I wasn't so sure about the Samsung Galaxy S when it first arrived, because of its oddly cheerful but useless Samsung quirks. But I grew to love it because it has that indefinable gadget X factor that makes it fun to use, especially after it got its update to Android 2.2 Froyo.

But the Nexus S is the Galaxy all grown up, with none of the childish Samsung additions. Pure, cold and beautiful Android 2.3 Gingerbread does everything with steely efficiency, belied only by its flirtatiously curved screen.

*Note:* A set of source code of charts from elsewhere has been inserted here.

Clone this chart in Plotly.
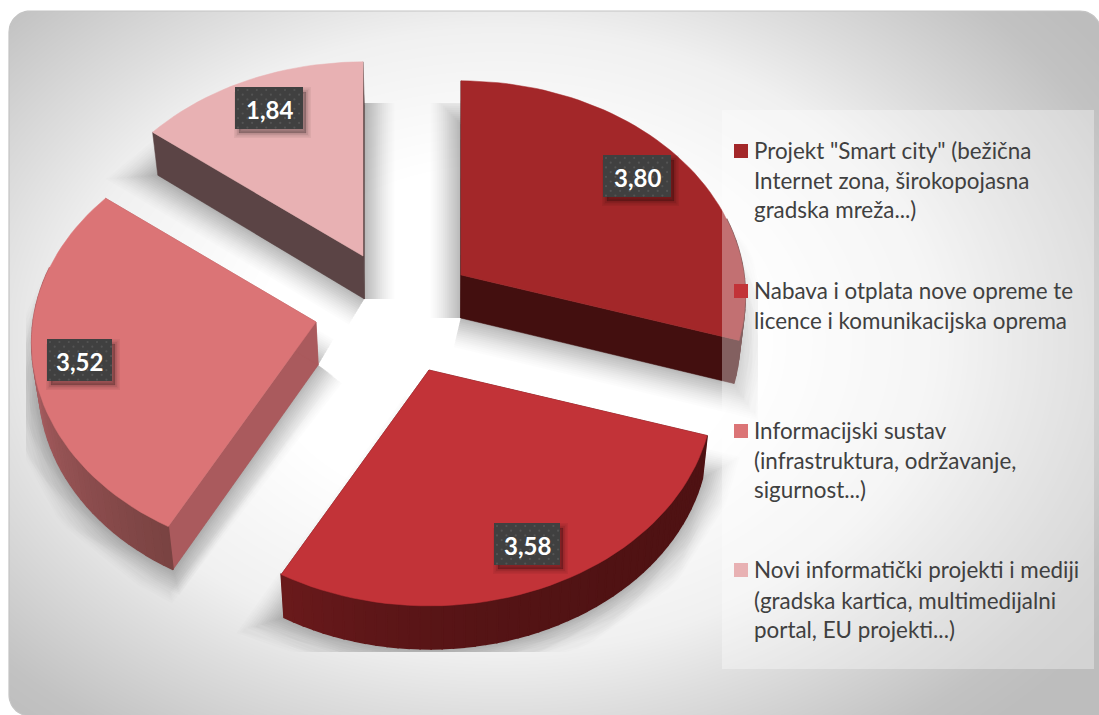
import numpy as np
import plotly.graph_objects as go

# ---- data ----
categories = [
    'Projekt "Smart city" (bežična Internet zona, širokopojasna gradska mreža...)',
    'Nabava i otplata nove opreme te licence i komunikacijska oprema',
    'Informacijski sustav (infrastruktura, održavanje, sigurnost...)',
    'Novi informatički projekti i mediji (gradska kartica, multimedijalni portal, EU projekti...)',
]
values = [3.80, 3.58, 3.52, 1.84]
value_labels = ["3,80", "3,58", "3,52", "1,84"]
legend_lines = [
    ['Projekt "Smart city" (bežična', 'Internet zona, širokopojasna', 'gradska mreža...)'],
    ['Nabava i otplata nove opreme te', 'licence i komunikacijska oprema'],
    ['Informacijski sustav', '(infrastruktura, održavanje,', 'sigurnost...)'],
    ['Novi informatički projekti i mediji', '(gradska kartica, multimedijalni', 'portal, EU projekti...)'],
]

# ---- style / layout ----
W, H = 1099, 715
top_colors = ["#a32729", "#c23338", "#db7476", "#e8b1b3"]
cut_colors = ["#430f0f", "#4f1213", "#aa5a5d", "#5b4445"]
wall_from = ["#430f0f", "#4f1213", "#7a4342", "#5b4445"]
wall_to = ["#430f0f", "#6b1a1c", "#b06266", "#5b4445"]
wall_pow = [1, 3, 1, 1]
wall_span = [1, 1, 0.62, 1]
apex = [(461, 275), (429, 370), (316, 322), (363, 256)]
label_boxes = [(603, 155, 671, 197), (494, 523, 560, 565), (47, 339, 112, 381), (235, 87, 303, 129)]
swatch_y = [144, 284, 424, 563]
line_y = [[150, 180, 209], [290, 320], [430, 460, 489], [569, 600, 629]]
RX, RY, PERSP, DEPTH, XV, BSC = 283, 213, 0.097, 43, 440, 0.982
LEG_FONT = "Lato"


def hex2rgb(h):
    return np.array([int(h[i:i + 2], 16) for i in (1, 3, 5)], float)


def mix(a, b, t):
    c = hex2rgb(a) * (1 - t) + hex2rgb(b) * t
    return "rgb(%d,%d,%d)" % tuple(c.round())


def project(ang, ax, ay):
    u, v = np.sin(ang), -np.cos(ang)
    s = 1 / (1 - PERSP * v)
    return ax + RX * u * s, ay + RY * v * s


def lower(x, y):
    return XV + (np.asarray(x) - XV) * BSC, np.asarray(y) + DEPTH


fig = go.Figure()


def poly(x, y, color, sp="", line=1.0, name=None, lc=None):
    fig.add_trace(go.Scatter(
        x=list(x), y=list(y), mode="lines", fill="toself", fillcolor=color,
        line=dict(color=lc or color, width=line), hoverinfo="skip", showlegend=False,
        xaxis="x" + sp, yaxis="y" + sp, name=name))


# background: soft radial card
gx = np.linspace(0, W, 221)
gy = np.linspace(0, H, 144)
X, Y = np.meshgrid(gx, gy)
d = np.sqrt(((X - 500) / 560) ** 2 + ((Y - 340) / 400) ** 2)
fig.add_trace(go.Heatmap(
    x=gx, y=gy, z=d, zmin=0, zmax=1.3, zsmooth="best", showscale=False, hoverinfo="skip",
    colorscale=[[0, "#ffffff"], [0.33, "#ffffff"], [0.6, "#f0f0f0"], [0.72, "#dedede"], [0.92, "#c2c2c2"], [1, "#bdbdbd"]],
))
# white outside of the rounded card
L, T, R, B, RAD = 9, 11, 1101, 716, 21
arc = np.linspace(0, np.pi / 2, 14)
tl_x, tl_y = L + RAD - RAD * np.cos(arc), T + RAD - RAD * np.sin(arc)
tr_x, tr_y = R - RAD + RAD * np.sin(arc), T + RAD - RAD * np.cos(arc)
bl_x, bl_y = L + RAD - RAD * np.sin(arc[::-1]), B - RAD + RAD * np.cos(arc[::-1])
mask_x, mask_y = [], []
for xs, ys in [
    ([-5, W + 5, W + 5, -5, -5], [-5, -5, T, T, -5]),
    ([-5, L, L, -5, -5], [-5, -5, H + 5, H + 5, -5]),
    (np.r_[L, tl_x, L], np.r_[T, tl_y, T]),
    (np.r_[R, tr_x, R], np.r_[T, tr_y, T]),
    (np.r_[L, bl_x[::-1], L], np.r_[B, bl_y[::-1], B]),
]:
    mask_x += list(xs) + [None]
    mask_y += list(ys) + [None]
fig.add_trace(go.Scatter(x=mask_x, y=mask_y, mode="lines", fill="toself", fillcolor="#ffffff",
                         line=dict(width=0, color="#ffffff"), hoverinfo="skip", showlegend=False))
fig.add_trace(go.Scatter(x=np.r_[bl_x[::-1], tl_x, tr_x], y=np.r_[bl_y[::-1], tl_y, tr_y], mode="lines",
                         line=dict(color="#c4c4c4", width=1.2), hoverinfo="skip", showlegend=False))

# geometry from values
total = sum(values)
angles = np.r_[0, np.cumsum(values)] / total * 2 * np.pi
slices = []
for i in range(len(values)):
    a0, a1 = angles[i], angles[i + 1]
    n = max(8, int(np.degrees(a1 - a0) / 2))
    t = np.linspace(a0, a1, n)
    ax, ay = apex[i]
    px, py = project(t, ax, ay)
    slices.append((t, px, py, ax, ay))

# soft shadows, clipped by the chart rectangle (second subplot)
widths = np.arange(60, 0, -4)
for j, w in enumerate(widths):
    al = 0.010 + 0.018 * j / (len(widths) - 1)
    for (t, px, py, ax, ay) in slices:
        bx, by = lower(np.r_[ax, px, ax], np.r_[ay, py, ay])
        fig.add_trace(go.Scatter(
            x=list(bx), y=list(by), mode="lines", fill="toself",
            fillcolor="rgba(0,0,0,%g)" % al,
            line=dict(color="rgba(0,0,0,%g)" % al, width=int(w)), hoverinfo="skip", showlegend=False,
            xaxis="x2", yaxis="y2"))

# slices, back to front
for i in [3, 0, 2, 1]:
    t, px, py, ax, ay = slices[i]
    bpx, bpy = lower(px, py)
    bax, bay = lower(ax, ay)
    # radial cut faces
    poly([ax, px[0], bpx[0], bax, ax], [ay, py[0], bpy[0], bay, ay], cut_colors[i], "3", line=0.5)
    poly([ax, px[-1], bpx[-1], bax, ax], [ay, py[-1], bpy[-1], bay, ay], cut_colors[i], "3", line=0.5)
    # outer wall
    for k in range(len(t) - 1):
        if -np.cos(t[k + 1]) < -0.25 and -np.cos(t[k]) < -0.25:
            continue
        f = min(1.0, (k / (len(t) - 1)) / wall_span[i]) ** wall_pow[i]
        col = mix(wall_from[i], wall_to[i], f)
        poly([px[k], px[k + 1], bpx[k + 1], bpx[k], px[k]],
             [py[k], py[k + 1], bpy[k + 1], bpy[k], py[k]], col, "3", line=1.6)
    # top face
    poly(np.r_[ax, px, ax], np.r_[ay, py, ay], top_colors[i], "3", line=0.5, name=categories[i])

# translucent legend panel
poly([722, 1094, 1094, 722, 722], [110, 110, 669, 669, 110], "rgba(255,255,255,0.34)", "4", line=0)

# legend swatches
for i, yy in enumerate(swatch_y):
    poly([734, 748, 748, 734, 734], [yy, yy, yy + 14, yy + 14, yy], top_colors[i], "4", line=0)

# value label boxes
for (x0, y0, x1, y1) in label_boxes:
    for wd, al in [(10, 0.05), (7, 0.06), (4, 0.07), (1, 0.08)]:
        fig.add_trace(go.Scatter(
            x=[x0 + 4, x1 + 3, x1 + 3, x0 + 4, x0 + 4], y=[y0 + 5, y0 + 5, y1 + 4, y1 + 4, y0 + 5],
            mode="lines", fill="toself", fillcolor="rgba(0,0,0,%g)" % al,
            line=dict(color="rgba(0,0,0,%g)" % al, width=wd), hoverinfo="skip", showlegend=False,
            xaxis="x4", yaxis="y4"))
    poly([x0, x1, x1, x0, x0], [y0, y0, y1, y1, y0], "#404040", "4", line=0)
    dx, dy = [], []
    for r, yy in enumerate(np.arange(y0 + 3, y1, 4.7)):
        for xx in np.arange(x0 + 3 + (r % 2) * 4.7, x1, 9.4):
            dx.append(xx)
            dy.append(yy)
    fig.add_trace(go.Scatter(x=dx, y=dy, mode="markers", marker=dict(size=2.2, color="#545454", line=dict(width=0)),
                             hoverinfo="skip", showlegend=False, xaxis="x4", yaxis="y4"))

ann = []
for i, (x0, y0, x1, y1) in enumerate(label_boxes):
    ann.append(dict(x=(x0 + x1) / 2, y=(y0 + y1) / 2 + 1, text="<b>%s</b>" % value_labels[i], showarrow=False,
                    xanchor="center", yanchor="middle", xref="x", yref="y",
                    font=dict(family="Lato", size=24, color="#ffffff")))
for lines, ys in zip(legend_lines, line_y):
    for s, yy in zip(lines, ys):
        ann.append(dict(x=752, y=yy, text=s, showarrow=False, xanchor="left", yanchor="middle",
                        xref="x", yref="y", font=dict(family=LEG_FONT, size=22.4, color="#404040")))

hidden = dict(visible=False, fixedrange=True)
CL = (26, 758, 103, 652)  # shadow clip rectangle
fig.update_layout(
    width=W, height=H, margin=dict(l=0, r=0, t=0, b=0),
    paper_bgcolor="#ffffff", plot_bgcolor="rgba(0,0,0,0)", showlegend=False, annotations=ann,
    xaxis=dict(range=[0, W], domain=[0, 1], **hidden),
    yaxis=dict(range=[H, 0], domain=[0, 1], **hidden),
    xaxis2=dict(range=[CL[0], CL[1]], domain=[CL[0] / W, CL[1] / W], anchor="y2", **hidden),
    yaxis2=dict(range=[CL[3], CL[2]], domain=[1 - CL[3] / H, 1 - CL[2] / H], anchor="x2", **hidden),
    xaxis3=dict(range=[0, W], domain=[0, 1], anchor="y3", **hidden),
    yaxis3=dict(range=[H, 0], domain=[0, 1], anchor="x3", **hidden),
    xaxis4=dict(range=[0, W], domain=[0, 1], anchor="y4", **hidden),
    yaxis4=dict(range=[H, 0], domain=[0, 1], anchor="x4", **hidden),
)

fig.write_html("out.html", post_script="document.body.style.margin='0';document.body.style.overflow='hidden';",
               config=dict(displayModeBar=False))
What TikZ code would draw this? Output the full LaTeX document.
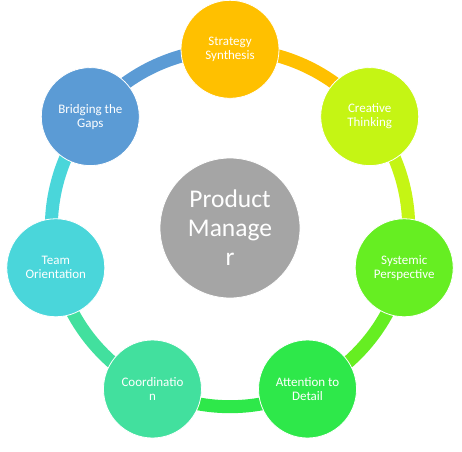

It's even available from actual shops, instead of Google's previous attempt at an own-brand phone, the Nexus One, which was only sold from Google's own website. I still think that probably few people will buy it as it feels mysteriously geeky, but it's still one of the year's best phones.

The also-rans

Sometimes a phone comes along that has something special -- that gadget X factor -- but it just doesn't catch on. Wrong place, wrong time, or just wrong -- who knows, but these are the phones that I loved that never quite made the big time.

The HTC Legend was an update to the HTC Hero, and it made one of my favourite phones of 2009 even better. With a great-looking aluminium case, a usable and beautiful interface, and a pocket-friendly size, I thought it would go all the way to the big show. But it never got out of the shadow of the HTC Desire, and ended up playing out its days in the bush leagues.

The Huawei Ideos was pipped to be the first Android phone for less than £100 on pay as you go. Despite its cheap, plasticky looks, it rocked the party with pure, untouched Android 2.2 Froyo, Wi-Fi and HSPA. Sadly, the networks didn't agree, and the Ideos never found its way into high-street shops. It could still make it on to shelves, but now it's up against competition from the Orange San Francisco and the LG Optimus One. Alas, poor Ideos, we hardly knew ye.

Honourable mention goes to the Palm Pre 2, the best phone no-one ever wanted, and the Windows Phone 7 phones, which suffered from the Christina/Britney/Pink syndrome of being way too similar.